BOISE — Idaho water users are spooked by the possibility the Columbia River treaty review process could result in water from the upper Snake River reservoir system being used for basin-wide floor control efforts.
Review teams from the United States and Canada are scrutinizing the treaty, which expires in 2024 and can be terminated with 10 years’ notice.
The U.S. review team — representatives of the Army Corps of Engineers and Bonneville Power Administration — will submit its draft recommendations in mid-December to the State Department, which will then negotiate with its Canadian counterpart.
Canada’s treaty review team has recommend that all U.S. water storage projects in the Columbia River basin be utilized for system-wide flood control. That would include the storage projects in Idaho’s upper Snake River basin above Brownlee Reservoir that are currently not authorized for that purpose.
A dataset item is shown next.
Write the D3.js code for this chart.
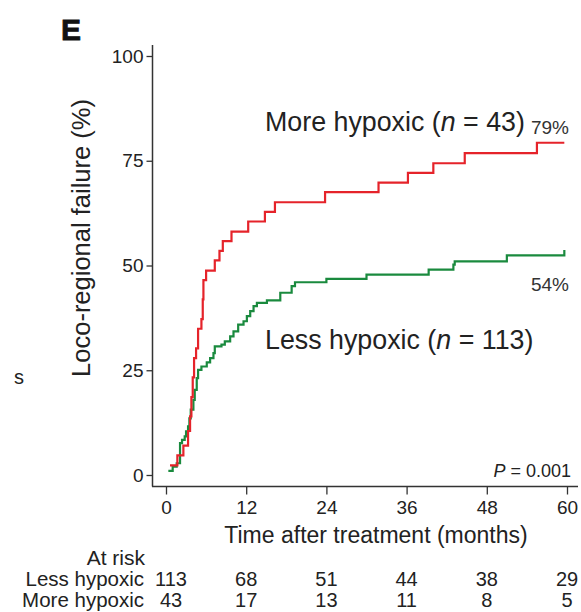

Idaho water officials say flood control efforts could require water be released from reservoirs, reducing the amount of water available for irrigation.
“In Idaho, that is a non-starter,” Idaho water attorney Scott Campbell told Kathy Eichenberger, executive director of Canada’s treaty review team, during the Idaho Water Users Association’s annual meeting Nov. 22.
While Idaho may be a small state without major clout, “that doesn’t mean we won’t fight tooth and nail to stop that from happening,” he added.
There is 6 million acre-feet of water in Idaho reservoirs above Brownlee.
James Barton, northwestern division chief for the Army Corps of Engineers, said there is no indication the U.S. would consent to those reservoirs being part of a treaty amendment.
“But nobody I think can guarantee that,” he said.
Power generation and flood control are the primary purposes of the treaty.
Many water users from both countries are concerned that the U.S. recommendations include a provision that calls for adding a third purpose: ecosystem-based functions.
That suggestion made its way into the United States’ recommendations at the insistence of American Indian tribes and environmentalists. It baffled the 200 people who attended the IWUA meeting, where officials from both countries who are involved in the treaty review provided updates on the process.
“I’m not sure what ecosystem-based function means,” said IWUA Executive Director Norm Semanko, who testified on the treaty before a Senate committee Nov. 7.
Semanko told senators, “the treaty should not be used as an independent mechanism to provide for additional environmental regulations or requirements.”
In a letter to the U.S. entity reviewing the treaty, Idaho Republican lawmaker Gayle Batt was more blunt.
“The expansion of the treaty to include ecosystem-based function is unacceptable, vague and a slap in the face to water right holders, rate payers and power producers that have invested billions of dollars in fish and ecosystem restoration,” she wrote.
Idaho water users’ stance on the ecosystem issue is in line with Canada’s.
Eichenberger said a lot of ecosystem improvements have already been accomplished within the broad framework of the treaty and Canada sees no reason to change the structure of the treaty “to make ecosystems a formal consideration because it’s already a consideration.”